When a parking garage was needed, Engelstad erected it — where else? — over the wash. Flood risks seemed to be part of the cost of doing business the Engelstad way. The only concession to the rains was to close the garage during flooding, meaning guests couldn’t get in or out. Fortunately, this variation on the "customer-capture" strategy of casino design hasn't been emulated elsewhere in Las Vegas, although it could have been.
It should be added that, after the Engelstad family sold Imperial Palace, subsequent owners have made little effort to remediate the problem. A belated retrofit was promised in 2020, but nothing came of it. Similar flooding problems could have affected both Caesars Palace and Westgate Las Vegas, but those resorts invested millions of dollars in flood prevention.
Although the predicament has its ludicrous side, there’s more than a helping of tragedy to it. After flood waters trapped two men in a Ford Mustang during an April 2, 2004, deluge (requiring a Fire Department rescue), Las Vegas Sun reporter Molly Ball asked Imperial Palace’s Jeremy Handel about the problem and found, “Despite urging from flood-control officials, the Imperial Palace has no plans to make its parking garage more flood-safe.”
Handel tried to spin a joke off it, saying, “If we could influence the weather in any way, I’m sure we would.”
But Ball wasn't amused. “He would not comment on the effect of such incidents on the hotel's image with customers or its bottom line.”

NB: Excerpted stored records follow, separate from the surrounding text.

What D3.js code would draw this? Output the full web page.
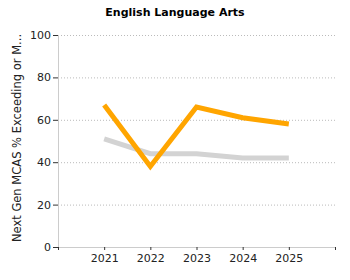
<!DOCTYPE html>
<html>
<head>
<meta charset="utf-8">
<script src="https://cdn.jsdelivr.net/npm/d3@7"></script>
<style>
body { margin: 0; background: #fff; }
text { font-family: "DejaVu Sans", Verdana, sans-serif; }
</style>
</head>
<body>
<div class="container"></div>
<script>
var years = [2021, 2022, 2023, 2024, 2025];
var schoolValues = [67, 38, 66, 61, 58];
var stateValues = [51, 44, 44, 42, 42];
var yTicks = [0, 20, 40, 60, 80, 100];

var width = 350;
var height = 280;
var mLeft = 58, mRight = 335, mTop = 35, mBottom = 247;

var translate = function(x, y) {
    return 'translate(' + x + ',' + y + ')';
}

var svg = d3.select('.container').append('svg')
    .attr('width', width)
    .attr('height', height);

var XScale = d3.scaleLinear().domain([2020, 2026]).range([mLeft, mRight]);
var YScale = d3.scaleLinear().domain([0, 100]).range([mBottom, mTop]);

svg.append('text')
    .attr('x', 175).attr('y', 16)
    .attr('text-anchor', 'middle')
    .style('font-size', '11px').style('font-weight', 'bold')
    .text('English Language Arts');

// grid
svg.append('g').selectAll('line')
    .data(yTicks.slice(1))
    .enter().append('line')
    .attr('x1', mLeft).attr('x2', mRight)
    .attr('y1', function(d) { return YScale(d) + 0.5; })
    .attr('y2', function(d) { return YScale(d) + 0.5; })
    .attr('stroke', '#bbb').attr('stroke-dasharray', '1,2');

var yAxis = d3.axisLeft(YScale).tickValues(yTicks).tickSize(5).tickPadding(2);
var gy = svg.append('g').attr('transform', translate(mLeft, 0)).call(yAxis);
gy.select('.domain').attr('stroke', '#ccc').attr('d', 'M0.5,' + mTop + 'V' + mBottom);
gy.selectAll('.tick line').attr('stroke', '#333');
gy.selectAll('.tick text').style('font-size', '11px').attr('fill', '#222');

var xAxis = d3.axisBottom(XScale).tickValues([2020].concat(years).concat([2026]))
    .tickFormat(function(d) { return years.indexOf(d) >= 0 ? d : ''; })
    .tickSize(3).tickPadding(4);
var gx = svg.append('g').attr('transform', translate(0, mBottom)).call(xAxis);
gx.select('.domain').attr('stroke', '#ccc').attr('d', 'M' + mLeft + ',0.5H' + mRight);
gx.selectAll('.tick line').attr('stroke', '#333');
gx.selectAll('.tick text').style('font-size', '11px').attr('fill', '#222');

svg.append('text')
    .attr('transform', translate(21, 138) + ' rotate(-90)')
    .attr('text-anchor', 'middle')
    .style('font-size', '11.5px').attr('fill', '#222')
    .text('Next Gen MCAS % Exceeding or M...');

var line = d3.line()
    .x(function(d, i) { return XScale(years[i]); })
    .y(function(d) { return YScale(d); });

svg.append('path').datum(stateValues)
    .attr('d', line).attr('fill', 'none')
    .attr('stroke', '#d3d3d3').attr('stroke-width', 5);

svg.append('path').datum(schoolValues)
    .attr('d', line).attr('fill', 'none')
    .attr('stroke', '#ffa500').attr('stroke-width', 5);
</script>
</body>
</html>
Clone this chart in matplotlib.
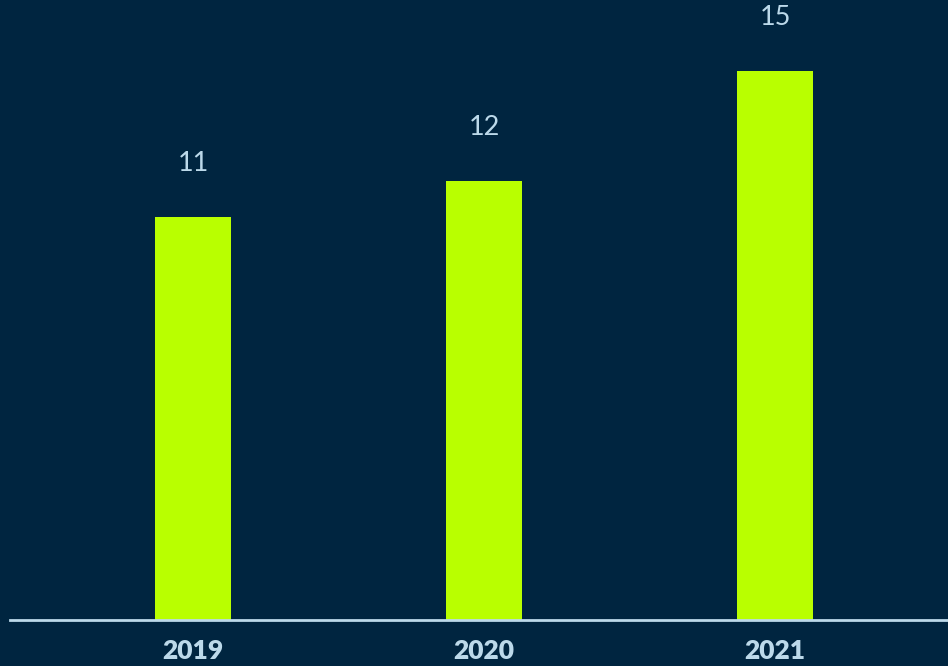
import matplotlib
matplotlib.use("Agg")
import matplotlib.pyplot as plt

years = ["2019", "2020", "2021"]
values = [11, 12, 15]

BG = "#002540"
BAR = "#b9ff00"
TEXT = "#bcd9ea"

fig = plt.figure(figsize=(9.48, 6.66), dpi=100, facecolor=BG)
ax = fig.add_axes([10 / 948, 46 / 666, 938 / 948, 620 / 666])
ax.set_facecolor(BG)

x = list(range(len(years)))
ax.bar(x, values, width=0.26, color=BAR, zorder=2)

ax.set_xlim(-0.629, 2.594)
ax.set_ylim(0, 16.93)

for xi, v in zip(x, values):
    ax.annotate(str(v), (xi, v), xytext=(0, 38.5), textcoords="offset points",
                ha="center", va="center", color=TEXT, fontsize=19.5,
                family="Lato", fontweight="normal", annotation_clip=False)

for side in ["top", "right", "left"]:
    ax.spines[side].set_visible(False)
ax.spines["bottom"].set_color(TEXT)
ax.spines["bottom"].set_linewidth(2)
ax.spines["bottom"].set_zorder(3)

ax.set_yticks([])
ax.set_xticks(x)
ax.set_xticklabels(years, color=TEXT, fontsize=19, family="Lato", fontweight="heavy")
ax.tick_params(axis="x", length=0, pad=14)

fig.savefig("out.png", dpi=100, facecolor=BG)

The two men in the Mustang were far more fortunate than an unnamed 25-year-old woman who was swept out of her car on Arville Street on July 16, 1990. Her body was later found in the lower level of the Imperial Palace garage. As recently as 2017, six people were trapped by flash flooding in the garage and had to be rescued, as cars were partially inundated.
The curse of the Imperial Palace garage has been inherited by Caesars Entertainment (at the time of the takeover, Harrah’s Entertainment). Seeking to consolidate its dominance of the east side of the Strip, Harrah’s purchased Imperial Palace for $370 million in August 2005. At first, it appeared that Harrah’s would level the place and start afresh. Then-CEO Gary Loveman even harrumphed that it was “going to require very substantial modifications or complete tear-downs and rebuilds.”
However, that was before Loveman loaded up Harrah’s with leveraged buyout debt, driving it bankrupt in the process. Out went any thought of imploding Imperial Palace, let alone fixing the flooding embarrassment. Various attempts were made to perfume the pig by renaming it the Quad and, soon after, the Linq.
At least the latter makeover was accompanied by extensive renovations … that again, somehow never got around to the garage. As the Las Vegas Review-Journal discovered, flood vulnerability could not be remediated without sapping the underpinnings of the garage itself.
The company’s official response to LVA ran as follows: “There is no guest parking on the ground level at Linq. Guest parking is accessed by going up a ramp and through the metered gates. The Linq parking garage is above a designated flood channel, so when Las Vegas experiences heavy rains, the channel fills as designed to carry water further along the Flamingo Wash.
“Earlier in its history, hotel guests may have had to wait for waters to recede to exit the garage. However, in 2016, Linq installed new parking ramps, which ensure guests have access out of the garage regardless of the flood channel status.”
“I know the video from the channel under the garage is always compelling,” says a source familiar with Caesars, “but it always prompts this idea that the property is flooded or that guest parking is at risk, which is not the case.” Ergo, no flood waiver for parked guests, it would appear.
Unless or until Caesars Entertainment and its landlords at Vici Properties determine that it's finally time to level the Linq (though that's not likely for foreseeable future), floodwaters are going to be a regular sight for guests. To look on the bright side, without Caesars’ incremental efforts to rechannel the water, the September 2, 2023, deluge at The Linq would surely have been far worse.